L’encadrement de l’accès et du transfert de données à caractère non personnel

Le dernier chapitre de la proposition de règlement sur la gouvernance des données contient des dispositions très intéressantes en matière d’accès et de transfert de données à caractère non personnel, inspirées du RGPD.

L’article 30 pose ainsi le principe selon lequel les différents acteurs concernés par la proposition de règlement – c’est-à-dire l’organisme du secteur public, la personne physique ou morale à laquelle le droit de réutilisation  des  données  a  été  accordé,  le  prestataire  de services de partage de données ou l’entité inscrite au registre des organisations altruistes en matière de données reconnues – doit prendre « toutes les mesures techniques, juridiques et organisationnelles raisonnables afin d’empêcher le transfert de données à caractère non personnel détenues dans l’Union ou l’accès à celles-ci dans les cas où ce transfert ou cet accès serait contraire au droit de l’Union ou au droit de l’État membre concerné ».

En application de ce principe, il est prévu qu’une décision d’une juridiction ou d’une autorité administrative d’un pays tiers imposant à ces acteurs de transférer depuis l’Union Européenne des données à caractère non personnel ou y donner accès ne pourra être reconnue ou rendue exécutoire qu’à la condition qu’elle soit fondée sur un accord international.

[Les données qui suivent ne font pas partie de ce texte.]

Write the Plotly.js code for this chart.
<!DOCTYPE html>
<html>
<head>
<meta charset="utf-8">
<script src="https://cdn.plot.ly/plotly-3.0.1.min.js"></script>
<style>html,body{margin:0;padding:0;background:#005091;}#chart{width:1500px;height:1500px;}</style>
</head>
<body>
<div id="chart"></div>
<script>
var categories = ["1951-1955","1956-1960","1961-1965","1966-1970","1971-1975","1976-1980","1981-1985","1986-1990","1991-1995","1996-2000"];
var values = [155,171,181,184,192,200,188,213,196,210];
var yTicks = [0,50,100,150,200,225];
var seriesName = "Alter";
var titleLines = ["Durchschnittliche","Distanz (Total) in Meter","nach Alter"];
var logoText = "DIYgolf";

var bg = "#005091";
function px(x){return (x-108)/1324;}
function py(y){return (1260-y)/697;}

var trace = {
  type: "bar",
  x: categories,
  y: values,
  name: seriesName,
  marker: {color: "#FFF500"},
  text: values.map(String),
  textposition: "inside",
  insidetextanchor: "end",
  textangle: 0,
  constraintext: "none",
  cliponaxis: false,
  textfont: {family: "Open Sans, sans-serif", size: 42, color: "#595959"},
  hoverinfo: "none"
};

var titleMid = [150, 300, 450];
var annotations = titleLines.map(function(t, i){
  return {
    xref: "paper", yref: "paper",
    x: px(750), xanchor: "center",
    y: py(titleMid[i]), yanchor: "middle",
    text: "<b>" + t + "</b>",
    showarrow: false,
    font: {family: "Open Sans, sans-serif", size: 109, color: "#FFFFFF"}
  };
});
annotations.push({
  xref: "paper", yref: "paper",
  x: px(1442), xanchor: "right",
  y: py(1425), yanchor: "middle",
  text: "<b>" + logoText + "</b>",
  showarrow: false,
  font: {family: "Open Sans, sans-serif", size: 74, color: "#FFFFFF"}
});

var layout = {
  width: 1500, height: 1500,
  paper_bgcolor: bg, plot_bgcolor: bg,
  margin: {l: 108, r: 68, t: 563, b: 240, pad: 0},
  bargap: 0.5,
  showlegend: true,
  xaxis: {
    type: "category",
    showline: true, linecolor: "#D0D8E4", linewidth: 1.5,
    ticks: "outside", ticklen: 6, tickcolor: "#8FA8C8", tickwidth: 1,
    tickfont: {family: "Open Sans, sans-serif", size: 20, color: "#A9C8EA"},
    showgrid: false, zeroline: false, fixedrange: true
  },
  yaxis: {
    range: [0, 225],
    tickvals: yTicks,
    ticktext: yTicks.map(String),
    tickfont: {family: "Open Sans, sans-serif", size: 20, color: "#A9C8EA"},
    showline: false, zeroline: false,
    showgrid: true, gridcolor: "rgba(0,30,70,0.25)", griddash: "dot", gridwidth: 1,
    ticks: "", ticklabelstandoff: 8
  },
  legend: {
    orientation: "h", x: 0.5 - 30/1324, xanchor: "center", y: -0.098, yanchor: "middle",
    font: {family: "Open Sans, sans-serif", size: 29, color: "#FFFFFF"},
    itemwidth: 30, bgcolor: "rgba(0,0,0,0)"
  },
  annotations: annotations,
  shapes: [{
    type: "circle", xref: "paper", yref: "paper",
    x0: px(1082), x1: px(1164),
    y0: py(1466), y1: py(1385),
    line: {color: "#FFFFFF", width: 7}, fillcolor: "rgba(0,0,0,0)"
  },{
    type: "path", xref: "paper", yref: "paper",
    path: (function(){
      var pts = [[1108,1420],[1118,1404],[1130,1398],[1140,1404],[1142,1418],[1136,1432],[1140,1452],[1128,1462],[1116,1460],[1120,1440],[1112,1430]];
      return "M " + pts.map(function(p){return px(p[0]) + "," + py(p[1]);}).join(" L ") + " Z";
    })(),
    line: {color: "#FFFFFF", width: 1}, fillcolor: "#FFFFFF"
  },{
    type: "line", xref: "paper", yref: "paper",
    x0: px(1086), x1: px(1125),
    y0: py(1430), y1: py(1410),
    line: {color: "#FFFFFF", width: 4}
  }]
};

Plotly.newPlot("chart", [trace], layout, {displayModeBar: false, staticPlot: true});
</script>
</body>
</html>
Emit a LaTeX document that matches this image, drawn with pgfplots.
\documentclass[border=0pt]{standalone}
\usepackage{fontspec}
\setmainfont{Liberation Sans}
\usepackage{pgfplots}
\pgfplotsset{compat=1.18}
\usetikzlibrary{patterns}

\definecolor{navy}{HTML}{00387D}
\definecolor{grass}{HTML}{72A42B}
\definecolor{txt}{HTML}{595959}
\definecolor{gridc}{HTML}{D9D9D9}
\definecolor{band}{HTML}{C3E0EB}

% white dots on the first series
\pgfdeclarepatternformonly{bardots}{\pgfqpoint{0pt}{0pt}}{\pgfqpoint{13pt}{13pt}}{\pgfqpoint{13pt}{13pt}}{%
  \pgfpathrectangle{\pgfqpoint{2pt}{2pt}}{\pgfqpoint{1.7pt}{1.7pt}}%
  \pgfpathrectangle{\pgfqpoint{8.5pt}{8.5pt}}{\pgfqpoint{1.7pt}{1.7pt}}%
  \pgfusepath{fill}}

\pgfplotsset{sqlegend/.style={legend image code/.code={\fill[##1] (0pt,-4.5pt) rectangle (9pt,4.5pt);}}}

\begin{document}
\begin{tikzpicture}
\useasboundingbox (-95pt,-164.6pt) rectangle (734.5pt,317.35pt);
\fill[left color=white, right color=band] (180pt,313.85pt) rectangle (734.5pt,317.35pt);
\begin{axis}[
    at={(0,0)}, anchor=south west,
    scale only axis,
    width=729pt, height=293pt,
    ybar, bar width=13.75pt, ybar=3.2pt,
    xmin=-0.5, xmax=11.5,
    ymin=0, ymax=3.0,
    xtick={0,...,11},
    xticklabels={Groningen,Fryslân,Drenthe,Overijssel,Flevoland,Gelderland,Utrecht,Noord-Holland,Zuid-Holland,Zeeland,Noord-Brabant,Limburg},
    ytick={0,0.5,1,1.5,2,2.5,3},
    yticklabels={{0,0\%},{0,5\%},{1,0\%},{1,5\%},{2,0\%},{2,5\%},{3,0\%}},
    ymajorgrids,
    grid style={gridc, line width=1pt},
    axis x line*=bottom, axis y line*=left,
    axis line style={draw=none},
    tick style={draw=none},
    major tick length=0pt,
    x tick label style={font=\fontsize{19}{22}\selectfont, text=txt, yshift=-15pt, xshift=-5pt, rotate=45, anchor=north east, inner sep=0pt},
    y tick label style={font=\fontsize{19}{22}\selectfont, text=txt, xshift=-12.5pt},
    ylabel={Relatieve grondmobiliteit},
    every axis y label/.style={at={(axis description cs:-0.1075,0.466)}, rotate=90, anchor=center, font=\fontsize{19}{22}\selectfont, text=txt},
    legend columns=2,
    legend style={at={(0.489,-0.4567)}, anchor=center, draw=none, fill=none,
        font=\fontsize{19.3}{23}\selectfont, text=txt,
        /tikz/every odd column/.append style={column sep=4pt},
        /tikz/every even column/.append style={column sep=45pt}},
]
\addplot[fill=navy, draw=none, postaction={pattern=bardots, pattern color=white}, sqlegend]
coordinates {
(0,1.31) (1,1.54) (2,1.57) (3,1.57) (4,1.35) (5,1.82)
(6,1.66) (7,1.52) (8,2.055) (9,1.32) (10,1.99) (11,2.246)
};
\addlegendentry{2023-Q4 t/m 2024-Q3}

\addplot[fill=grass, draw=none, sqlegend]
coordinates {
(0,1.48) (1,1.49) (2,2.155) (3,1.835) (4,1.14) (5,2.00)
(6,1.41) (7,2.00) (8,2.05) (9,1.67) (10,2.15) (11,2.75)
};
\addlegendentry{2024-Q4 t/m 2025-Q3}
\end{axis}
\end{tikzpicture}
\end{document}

Dans la même perspective, lorsque l’un de ces acteurs est destinataire d’une décision de transférer depuis l’UE des données à caractère non personnel détenues dans l’Union Européenne ou d’y donner accès, prise par une juridiction ou une autorité administrative d’un pays tiers, et lorsque le respect d’une telle décision risquerait de mettre le destinataire en contrariété avec le droit de l’Union ou avec le droit de l’État membre concerné, le transfert de ces données ne peut avoir lieu que si les conditions suivantes sont remplies :

● le système du pays tiers exige que les motifs et la proportionnalité de la décision soient exposés et que la décision de justice ou la décision administrative revête un caractère spécifique ;

● l’objection motivée du destinataire fait l’objet d’un examen par une juridiction compétente dans le pays tiers ; et

●la juridiction compétente qui rend la décision de justice ou contrôle la décision d’une autorité administrative est habilitée, en vertu du droit de ce pays, à prendre dûment en compte les intérêts juridiques concernés du fournisseur des données protégées par le droit de l’Union ou par le droit applicable de l’État membre.

Ces dispositions peuvent être interprétées comme une volonté de la Commission de protéger les données à caractère non personnel détenues dans l’UE contre certaines législations d’applications extraterritoriales prises par certains états tiers en matière de données, comme les Etats-Unis avec le Cloud Act.
 

Prochaines étapes

La proposition de règlement sur la gouvernance des données doit à présent suivre le processus législatif européen ordinaire (examen par le Parlement Européen et le Conseil), dont le calendrier n’a pour l’instant pas encore été déterminé.